- _INSTRUCTIONS FOR THE TASK_:
Pictures stay out of the copy; restate everything else in the material exactly.

==== DATA LINES ====

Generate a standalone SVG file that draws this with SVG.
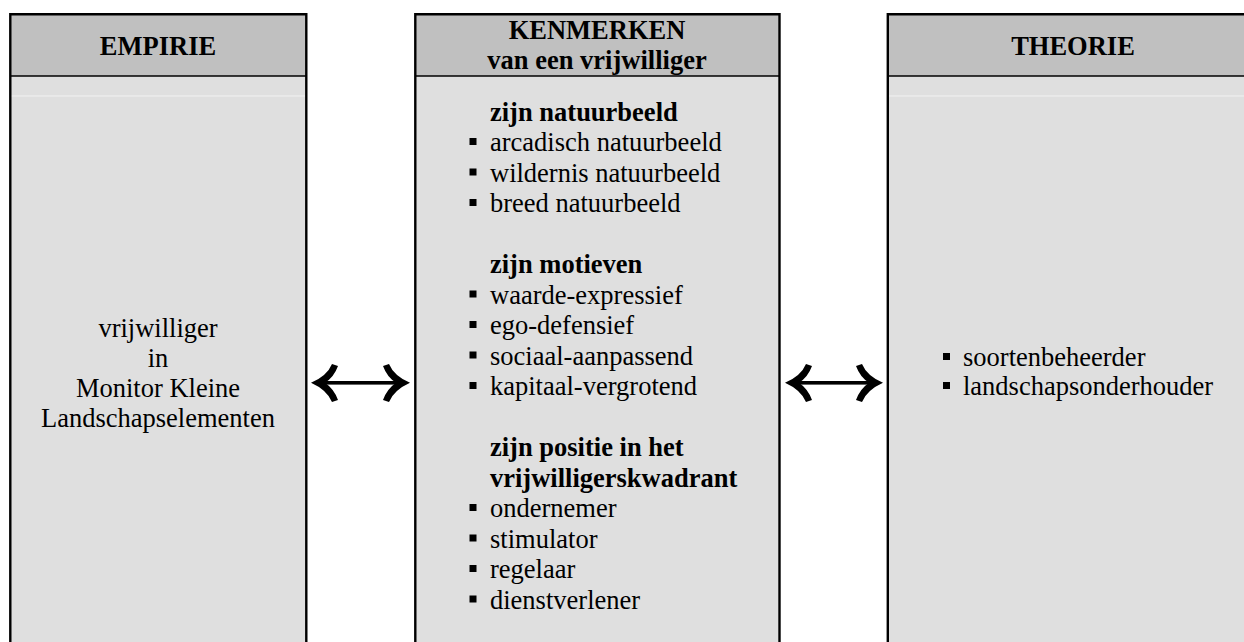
<svg xmlns="http://www.w3.org/2000/svg" width="1244" height="642" viewBox="0 0 1244 642">
<style>
.hdr{fill:#c0c0c0;stroke:none}
.body{fill:#dfdfdf;stroke:none}
.frame{fill:none;stroke:#000;stroke-width:2.4}
.div{stroke:#000;stroke-width:1.4}
.lite{stroke:#f2f2f2;stroke-width:1}
text{font-family:"Liberation Serif","Times New Roman",serif;font-size:26.5px;fill:#000}
.b{font-weight:bold}
.c{text-anchor:middle}
.bul{fill:#000}
.arr{fill:#000;stroke:none}
</style>
<rect width="1244" height="642" fill="#fff"/>
<g id="empirie">
<rect class="hdr" x="10" y="14" width="296" height="62"/>
<rect class="body" x="10" y="76" width="296" height="570"/>
<line class="lite" x1="11" y1="96" x2="305" y2="96"/>
<line class="div" x1="10" y1="76" x2="306" y2="76"/>
<path class="frame" d="M10.3 650 V14.3 H306.3 V650"/>
<text class="b c" x="158" y="55">EMPIRIE</text>
<text class="c" x="158" y="337">vrijwilliger</text>
<text class="c" x="158" y="367">in</text>
<text class="c" x="158" y="397">Monitor Kleine</text>
<text class="c" x="158" y="427">Landschapselementen</text>
</g>
<g id="kenmerken">
<rect class="hdr" x="415" y="14" width="365" height="62"/>
<rect class="body" x="415" y="76" width="365" height="570"/>
<line class="div" x1="415" y1="76" x2="780" y2="76"/>
<path class="frame" d="M415.3 650 V14.3 H779.5 V650"/>
<text class="b c" x="597" y="39">KENMERKEN</text>
<text class="b c" x="597" y="69">van een vrijwilliger</text>
<text class="b" x="490" y="120.5">zijn natuurbeeld</text>
<rect class="bul" x="469.5" y="138" width="7" height="7"/><text x="490" y="151">arcadisch natuurbeeld</text>
<rect class="bul" x="469.5" y="168.5" width="7" height="7"/><text x="490" y="181.5">wildernis natuurbeeld</text>
<rect class="bul" x="469.5" y="199" width="7" height="7"/><text x="490" y="212">breed natuurbeeld</text>
<text class="b" x="490" y="273">zijn motieven</text>
<rect class="bul" x="469.5" y="290.5" width="7" height="7"/><text x="490" y="303.5">waarde-expressief</text>
<rect class="bul" x="469.5" y="321" width="7" height="7"/><text x="490" y="334">ego-defensief</text>
<rect class="bul" x="469.5" y="351.5" width="7" height="7"/><text x="490" y="364.5">sociaal-aanpassend</text>
<rect class="bul" x="469.5" y="382" width="7" height="7"/><text x="490" y="395">kapitaal-vergrotend</text>
<text class="b" x="490" y="456">zijn positie in het</text>
<text class="b" x="490" y="486.5">vrijwilligerskwadrant</text>
<rect class="bul" x="469.5" y="504" width="7" height="7"/><text x="490" y="517">ondernemer</text>
<rect class="bul" x="469.5" y="534.5" width="7" height="7"/><text x="490" y="547.5">stimulator</text>
<rect class="bul" x="469.5" y="565" width="7" height="7"/><text x="490" y="578">regelaar</text>
<rect class="bul" x="469.5" y="595.5" width="7" height="7"/><text x="490" y="608.5">dienstverlener</text>
</g>
<g id="theorie">
<rect class="hdr" x="888" y="14" width="370" height="62"/>
<rect class="body" x="888" y="76" width="370" height="570"/>
<line class="lite" x1="889" y1="96" x2="1258" y2="96"/>
<line class="div" x1="888" y1="76" x2="1258" y2="76"/>
<path class="frame" d="M887.8 650 V14.3 H1258"/>
<text class="b c" x="1073" y="55">THEORIE</text>
<rect class="bul" x="943" y="353" width="7" height="7"/><text x="963" y="366">soortenbeheerder</text>
<rect class="bul" x="943" y="382" width="7" height="7"/><text x="963" y="395">landschapsonderhouder</text>
</g>
<g id="connectors">
<g id="arrow-left">
<rect class="arr" x="318" y="381" width="86" height="3.6"/>
<path class="arr" d="M311 382.8 Q327 376 332 364 L338 366 Q334 377 325 382.8 Q334 389 338 400 L332 402 Q327 390 311 382.8 Z"/>
<path class="arr" d="M410 382.8 Q394 376 389 364 L383 366 Q387 377 396 382.8 Q387 389 383 400 L389 402 Q394 390 410 382.8 Z"/>
</g>
<g id="arrow-right">
<rect class="arr" x="792" y="381" width="84" height="3.6"/>
<path class="arr" d="M785 382.8 Q801 376 806 364 L812 366 Q808 377 799 382.8 Q808 389 812 400 L806 402 Q801 390 785 382.8 Z"/>
<path class="arr" d="M883 382.8 Q867 376 862 364 L856 366 Q860 377 869 382.8 Q860 389 856 400 L862 402 Q867 390 883 382.8 Z"/>
</g>
</g>
</svg>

====

- _TASK ANSWER_:
Generate a standalone SVG file that draws this with SVG.
<svg xmlns="http://www.w3.org/2000/svg" width="1244" height="642" viewBox="0 0 1244 642">
<style>
.hdr{fill:#c0c0c0;stroke:none}
.body{fill:#dfdfdf;stroke:none}
.frame{fill:none;stroke:#000;stroke-width:2.4}
.div{stroke:#000;stroke-width:1.4}
.lite{stroke:#f2f2f2;stroke-width:1}
text{font-family:"Liberation Serif","Times New Roman",serif;font-size:26.5px;fill:#000}
.b{font-weight:bold}
.c{text-anchor:middle}
.bul{fill:#000}
.arr{fill:#000;stroke:none}
</style>
<rect width="1244" height="642" fill="#fff"/>
<g id="empirie">
<rect class="hdr" x="10" y="14" width="296" height="62"/>
<rect class="body" x="10" y="76" width="296" height="570"/>
<line class="lite" x1="11" y1="96" x2="305" y2="96"/>
<line class="div" x1="10" y1="76" x2="306" y2="76"/>
<path class="frame" d="M10.3 650 V14.3 H306.3 V650"/>
<text class="b c" x="158" y="55">EMPIRIE</text>
<text class="c" x="158" y="337">vrijwilliger</text>
<text class="c" x="158" y="367">in</text>
<text class="c" x="158" y="397">Monitor Kleine</text>
<text class="c" x="158" y="427">Landschapselementen</text>
</g>
<g id="kenmerken">
<rect class="hdr" x="415" y="14" width="365" height="62"/>
<rect class="body" x="415" y="76" width="365" height="570"/>
<line class="div" x1="415" y1="76" x2="780" y2="76"/>
<path class="frame" d="M415.3 650 V14.3 H779.5 V650"/>
<text class="b c" x="597" y="39">KENMERKEN</text>
<text class="b c" x="597" y="69">van een vrijwilliger</text>
<text class="b" x="490" y="120.5">zijn natuurbeeld</text>
<rect class="bul" x="469.5" y="138" width="7" height="7"/><text x="490" y="151">arcadisch natuurbeeld</text>
<rect class="bul" x="469.5" y="168.5" width="7" height="7"/><text x="490" y="181.5">wildernis natuurbeeld</text>
<rect class="bul" x="469.5" y="199" width="7" height="7"/><text x="490" y="212">breed natuurbeeld</text>
<text class="b" x="490" y="273">zijn motieven</text>
<rect class="bul" x="469.5" y="290.5" width="7" height="7"/><text x="490" y="303.5">waarde-expressief</text>
<rect class="bul" x="469.5" y="321" width="7" height="7"/><text x="490" y="334">ego-defensief</text>
<rect class="bul" x="469.5" y="351.5" width="7" height="7"/><text x="490" y="364.5">sociaal-aanpassend</text>
<rect class="bul" x="469.5" y="382" width="7" height="7"/><text x="490" y="395">kapitaal-vergrotend</text>
<text class="b" x="490" y="456">zijn positie in het</text>
<text class="b" x="490" y="486.5">vrijwilligerskwadrant</text>
<rect class="bul" x="469.5" y="504" width="7" height="7"/><text x="490" y="517">ondernemer</text>
<rect class="bul" x="469.5" y="534.5" width="7" height="7"/><text x="490" y="547.5">stimulator</text>
<rect class="bul" x="469.5" y="565" width="7" height="7"/><text x="490" y="578">regelaar</text>
<rect class="bul" x="469.5" y="595.5" width="7" height="7"/><text x="490" y="608.5">dienstverlener</text>
</g>
<g id="theorie">
<rect class="hdr" x="888" y="14" width="370" height="62"/>
<rect class="body" x="888" y="76" width="370" height="570"/>
<line class="lite" x1="889" y1="96" x2="1258" y2="96"/>
<line class="div" x1="888" y1="76" x2="1258" y2="76"/>
<path class="frame" d="M887.8 650 V14.3 H1258"/>
<text class="b c" x="1073" y="55">THEORIE</text>
<rect class="bul" x="943" y="353" width="7" height="7"/><text x="963" y="366">soortenbeheerder</text>
<rect class="bul" x="943" y="382" width="7" height="7"/><text x="963" y="395">landschapsonderhouder</text>
</g>
<g id="connectors">
<g id="arrow-left">
<rect class="arr" x="318" y="381" width="86" height="3.6"/>
<path class="arr" d="M311 382.8 Q327 376 332 364 L338 366 Q334 377 325 382.8 Q334 389 338 400 L332 402 Q327 390 311 382.8 Z"/>
<path class="arr" d="M410 382.8 Q394 376 389 364 L383 366 Q387 377 396 382.8 Q387 389 383 400 L389 402 Q394 390 410 382.8 Z"/>
</g>
<g id="arrow-right">
<rect class="arr" x="792" y="381" width="84" height="3.6"/>
<path class="arr" d="M785 382.8 Q801 376 806 364 L812 366 Q808 377 799 382.8 Q808 389 812 400 L806 402 Q801 390 785 382.8 Z"/>
<path class="arr" d="M883 382.8 Q867 376 862 364 L856 366 Q860 377 869 382.8 Q860 389 856 400 L862 402 Q867 390 883 382.8 Z"/>
</g>
</g>
</svg>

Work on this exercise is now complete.